Getting through it, living to tell the tale, is half the battle. Even if the result isn’t to their liking, there is plenty a fighter can take from the experience of boxing, and holding it together, in hostile territory.
“After getting beaten by Holmes, and going through that whole experience, I said to my old man, ‘You could now put me on a plane and send me anywhere in the world and I’d be confident of performing.’” said Woodhall. “Because everything was thrown at us on that trip and we came through it, albeit without the belt. I got 10 fights’ worth of experience just from that one fight with Holmes and I realised what professional boxing was all about. This wasn’t the amateurs. This wasn’t even necessarily a sport in the purest sense. This was the boxing business and everybody over there [America] carries a win-at-all-costs mentality. You either have to get on board and share that mentality or settle for second place. It’s a nasty business.
“I had about 30 of my mates come over from Telford and they told me some stories on the way home. They had guns pointed at them in the stadium, knives drawn, the lot. They had a rough time of it. I said to one of my mates afterwards, ‘I didn’t hear you boys once out there.’ He goes, ‘Didn’t hear us? You try making a noise with a gun pointed in your direction!’ It was just as much of a wake-up call for them as it was for me.”
Martin Murray’s experience in Argentina followed a similar pattern. He pushed Martinez close, closer than Martinez and his fans would have liked, and his disappointment at losing a narrow decision was soothed only by the relief of escaping Argentina in one piece.
“Because the football’s so mad over there they have a tiny cage in the away end for away fans,” he said. “That’s where all my family and supporters went and they had armed guards guarding them.
“I gave my dad and brother ringside tickets and, when Martinez went down, they were getting death threats from the locals. They ended up going into the secure bit, the fenced off bit, and although I got beat, when Martinez won and it was announced all his supporters tried climbing the cage and throwing stuff into it. My fans had to be rushed out quickly by security.
“That was what happened when he won. I honestly believe if I had won I wouldn’t be here to tell the tale. I wouldn’t have left Argentina alive. I’m not joking.”
The fight remains one of the defining moments of Murray’s career and was a performance as good as any he produced. On another day, in another country, he may well have come away with Martinez’s title, but Murray tries not to think too much about that.
Instead, he remembers the fight fondly, despite its dangers, and is proud of the fact he was able to enter hostile territory and unsettle the locals.

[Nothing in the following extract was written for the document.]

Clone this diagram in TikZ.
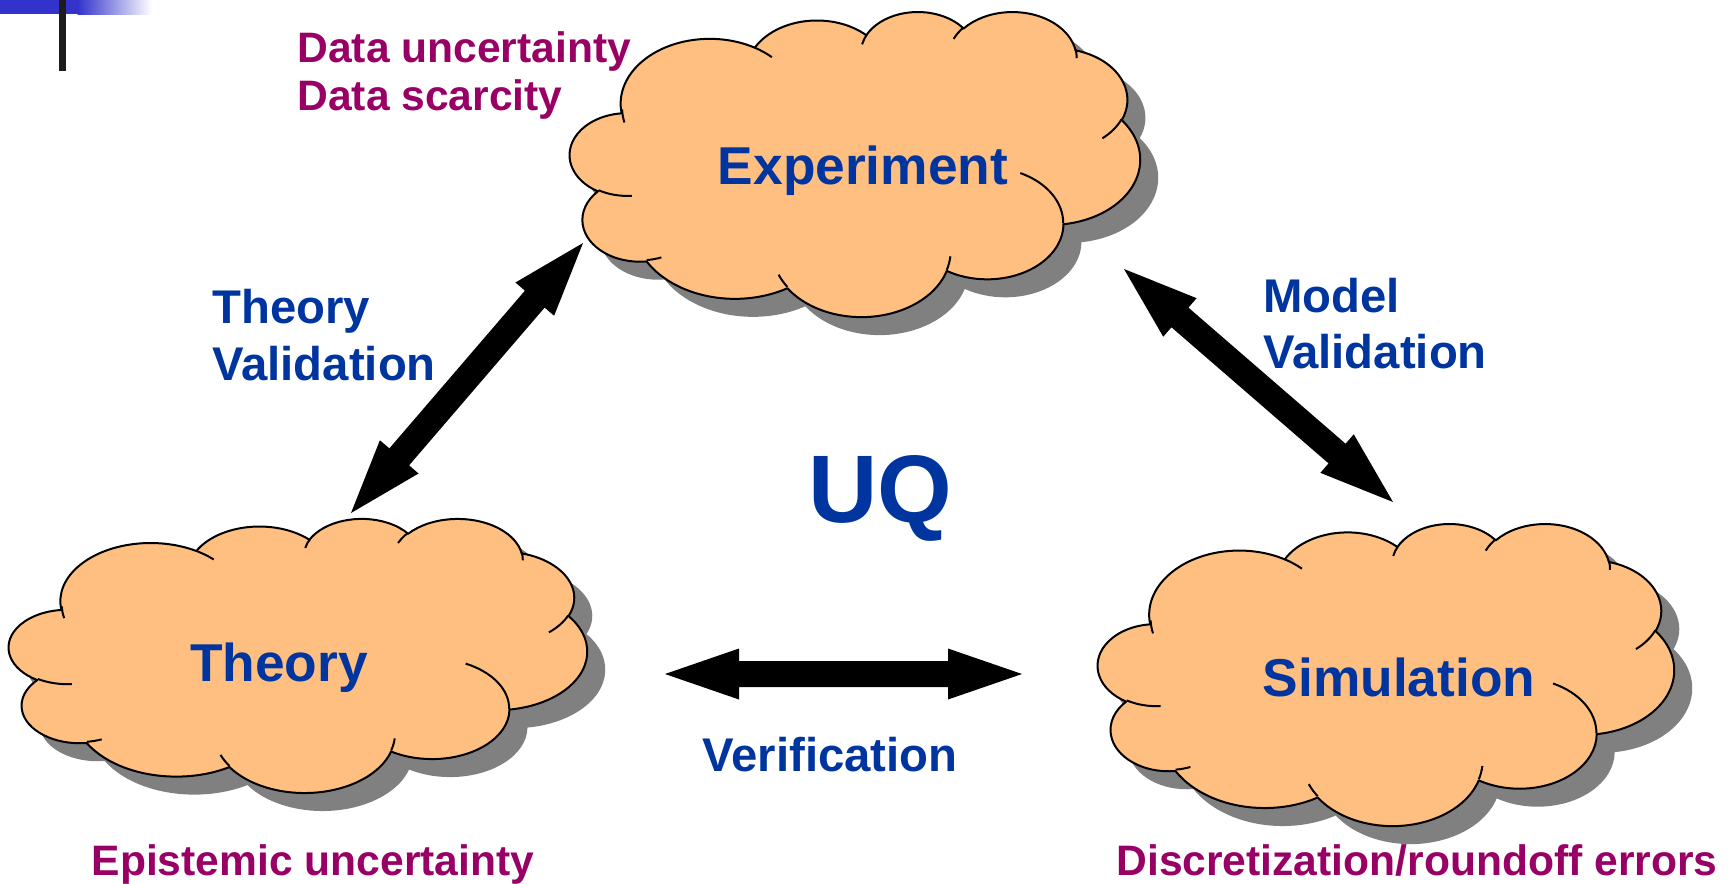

“When I knocked him down in the eighth round, it got scarily silent in there,” he said. “Everybody was chanting and then I put him down. I remember getting back to my corner and it was just so eerily quiet. The place now had an uncomfortable feeling about it. They thought, He’s going to get beat here.
“I enjoyed that, though. I wasn’t put off or scared. I think it affected me, yeah, but in a positive way.”
It doesn’t always have to end in defeat, mind. In October 1996, for example, Runcorn’s Robin Reid won his WBC super-middleweight title in Milan, Italy, when dethroning champion Vincenzo Nardiello inside seven rounds in front of Nardiello’s fans, friends, and family. He remembers the occasion not as threatening or scary but certainly lonely and certainly anticlimactic.
“I probably had between 10 and 20 people over there who knew me and that was it,” said Reid, 42-8-1 (29). “I had treated this world title fight as just a normal fight, and it felt like one at the end, too. I remember putting the belt on and, though it was a good feeling, it just didn’t feel right. Even when they said, ‘And the new WBC super-middleweight champion of the world…’ I expected it to feel a bit better than it did. Don’t get me wrong, it wasn’t a bad feeling, and I was far from disappointed, but I just expected more.
“When you dream about it as a kid you imagine it being the greatest feeling in the world. You imagine doing it in your home city with 20,000 fans there screaming you on. You want to feel like you’ve made it and have finally achieved all your goals. In reality, though, when they were putting that belt around my waist, half the arena had cleared off in disappointment and the rest didn’t give a crap.
“I got changed, did my p**s test, and by the time we got away from the venue it was about two in the morning. I remember there was me and three of my mates, sober as you like, walking down the road in Milan, belt over my shoulder, and I was thinking, Bloody hell, even with the belt on my shoulder I can’t get a drink around here. The belt, at the time, just felt like a piece of leather draped over my body. It didn’t do anything for me.
“In the end we just headed back to the hotel, still stone-cold sober, and I remember just chilling with my mum, my old amateur coach, and a couple of mates. We had a laugh and a giggle in the reception area, which was nice, but it wasn’t how I imagined ‘Sugar’ Ray Leonard or Mike Tyson felt when winning their world titles.”
Alas, whether in victory or defeat, there can be few situations lonelier than that of a boxer fighting for their life in hostile territory. Lose and they let you know about. Win, on the other hand, and not only does nobody want to know but home will have never seemed so far away.